Client-configurable data retention
When you create a corpus via the API or the UI, you will have the option to create it and "don't store the text," also known as a "textless" mode.
Textless Mode
When you enable textless mode, several things happen in the platform.
Let's look at when it's appropriate to enable textless, what happens on the
platform, and what benefits and limitations it brings.

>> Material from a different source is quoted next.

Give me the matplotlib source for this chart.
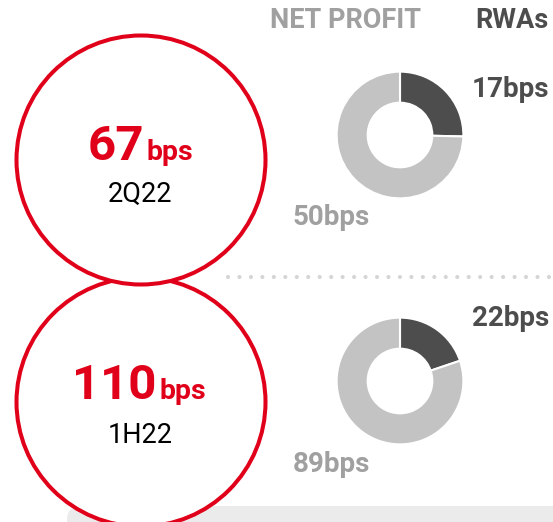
import matplotlib
matplotlib.use("Agg")
import matplotlib.pyplot as plt
from matplotlib.patches import Circle, FancyBboxPatch

# ---- data ----
periods = ["2Q22", "1H22"]
totals = [67, 110]
net_profit = [50, 89]
rwas = [17, 22]
headers = ["NET PROFIT", "RWAs"]

RED = "#E1001A"
DARK = "#4D4D4D"
LIGHT = "#C3C3C3"
TXTGRAY = "#A0A0A0"

plt.rcParams["font.family"] = ["Roboto", "DejaVu Sans"]

W, H = 553, 522
fig = plt.figure(figsize=(W / 100, H / 100), dpi=100)
ax = fig.add_axes([0, 0, 1, 1])
ax.set_xlim(0, W)
ax.set_ylim(H, 0)
ax.axis("off")

# bottom grey panel
ax.add_patch(FancyBboxPatch((67, 506), 520, 40,
                            boxstyle="round,pad=0,rounding_size=14",
                            fc="#EBEBEB", ec="none", zorder=1))

# dotted separator
ax.plot([228, 553], [277, 277], ls=(0, (0.001, 2.75)), lw=3.0,
        dash_capstyle="round", color="#D5D5D5", zorder=1)

# headers
ax.text(346, 28, headers[0], color=TXTGRAY, fontsize=19.5, fontweight="bold",
        ha="center", va="baseline")
ax.text(512, 28, headers[1], color=DARK, fontsize=19.5, fontweight="bold",
        ha="center", va="baseline")

circle_cy = [160, 402]
circle_cx = 141
big_split = [144, 157]
big_base = [160, 399]
small_base = [202, 443]
for i in range(2):
    ax.add_patch(Circle((circle_cx, circle_cy[i]), 124.5, fc="white", ec=RED,
                        lw=2.9, zorder=3 - i))
    ax.text(big_split[i], big_base[i], f"{totals[i]}", color=RED, fontsize=35.5,
            fontweight="bold", ha="right", va="baseline", zorder=5)
    ax.text(big_split[i] + 2.5, big_base[i], "bps", color=RED, fontsize=20.5,
            fontweight="bold", ha="left", va="baseline", zorder=5)
    ax.text(circle_cx - 1, small_base[i], periods[i], color="#000000",
            fontsize=19.5, fontweight="normal", ha="center", va="baseline",
            zorder=5)

# donuts
donut_cy = [135, 381]
donut_cx = 400
R = 64
rwa_base = [97, 326]
np_base = [225, 472]
for i in range(2):
    dax = fig.add_axes([(donut_cx - R) / W, 1 - (donut_cy[i] + R) / H,
                        2 * R / W, 2 * R / H])
    dax.pie([rwas[i], net_profit[i]], colors=[DARK, LIGHT], startangle=90,
            counterclock=False,
            wedgeprops=dict(width=0.49, edgecolor="white", linewidth=1.5))
    dax.set_xlim(-1.01, 1.01)
    dax.set_ylim(-1.01, 1.01)
    dax.set_aspect("equal")
    dax.axis("off")
    ax.text(472, rwa_base[i], f"{rwas[i]}bps", color=DARK, fontsize=20,
            fontweight="bold", ha="left", va="baseline")
    ax.text(293, np_base[i], f"{net_profit[i]}bps", color=TXTGRAY, fontsize=20,
            fontweight="bold", ha="left", va="baseline")

fig.savefig("out.png", dpi=100)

What happens when textless is enabled
When you enable textless
on a corpus, Vectara discards
the text content of the document immediately after it converts the text to a
vector. At that point, the text is no longer recoverable and won't be
returned in any Vectara APIs.
Note that Vectara does retain any metadata -- including document IDs -- that were supplied alongside the text. This allows you to retrieve the document from a separate system of record based on the ID to show it and also allows Vectara to perform any metadata-based filtering on the document.
Textless mode use cases
One use case for textless
is when you have very sensitive text content. By
enabling this feature, the text content becomes unrecoverable
to Vectara or to any user that manages to query for and
find the document.
In general, this feature is optimal for use cases where the cost of any information leakage is very high. Note that Vectara does encrypt documents
Limitations
Currently, the reranking capability relies on the text being stored. As a result, attempting to rerank search results on any corpora where text storage has been turned off will not work at this time.